Porting an existing Python module written in C into Java that Jython understands is a pretty straightforward task so it can serve as a good introduction to the Jython codebase. I'm going to explain how to go about porting the csv module here.
- Declare your intention to implement the csv module on the Jython dev list so no one else starts working on it.
- Add a new class org.python.modules._csv.java in src to mirror _csv.c from CPython.
- Add "_csv" to the builtinModules array in org.python.modules.Setup
- Run dist/Lib/test/test_csv.py. Everything will fail since none of the csv methods are implemented yet. Now pick one of the simpler tests and start adding methods to csv to get it to work. _csv.java will be an implementation of the stuff in _csv.c from Python. All of csv_methods from _csv.c needs to be implemented as static methods in _csv.java. You can get an idea of how it's done from _codecs.java and _codecs.c or any of the module implementations in org.python.modules and their corresponding C implementation. As you add the methods to _csv.java, Jython will pick up on them and parts of the tests will start working.

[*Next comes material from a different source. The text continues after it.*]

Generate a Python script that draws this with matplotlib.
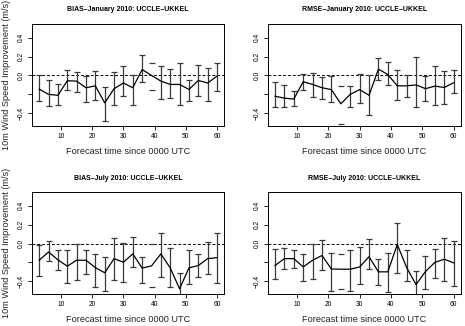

- Keep adding pieces to _csv.java till the tests pass
Submit a patch to the tracker.
- Revel in the glory of another implemented module
The table below contains modules implemented in C in Python that are missing in Jython. Feel free to grab one of them and get started. If none of them catch your fancy, run dist/Lib/test/regrtest.py. All of the skipped tests are for modules that are present in CPython but not in Jython, so they're fair game too. See the "Missing Modules" section of ../RegressionTestNotes for a list as of 20061123.
Module |
Taken |
Affected tests |
csv |
Y |
test_csv |
tarfile |
N |
test_tarfile |
unicodedata |
Y |
test_unicodedata,test_codeccallback |
heapq |
N |
test_heapq |
mmap |
Y |
test_mmap |
Comments
Why have you called the Java file _csv.java instead of just csv.java? Is there a convention here and if so, why don't all the classes follow the same convention.
pdrummond: Short answer: It's called _csv because that is what it's called in CPython!
Long answer: Hmmm. Will have to swat up on CPython's module naming conventions to answer this properly! I think CPython's general convention is "<name>module.c" so csv really should be "csvmodule.c" shouldn't it? I guess the underscore is necessary because there is a csv.py wrapper so the "csv" name is already taken, but I need to check this to be sure!
FrankWierzbicki: This is actually a CPython convention -- but one that is inconsistently applied -- the 2.6 version is making this more consistent. The convention is: for a given module x, there is usually an implementation in python called x.py and a c implementation called _x.c. Generally x.py tries to import _x.c at the beginning -- this way implementations like Jython can get a pure python implementation right away, but can also implement a faster version that we should call _x.java later. I'd like to add that I would recommend looking at the CPython implementation as you go -- there are almost always subtleties that the tests miss - I used to assume the tests where good enough but got burned a couple of times this way.
Will the test_csv.py file automatically appear after a build or do we have to implement this ourself?
pdrummond: test_csv.py will appear auto-magically after a build in dist/Lib/test (at least, it will in the 2.3 branch) and it is a CPython test script.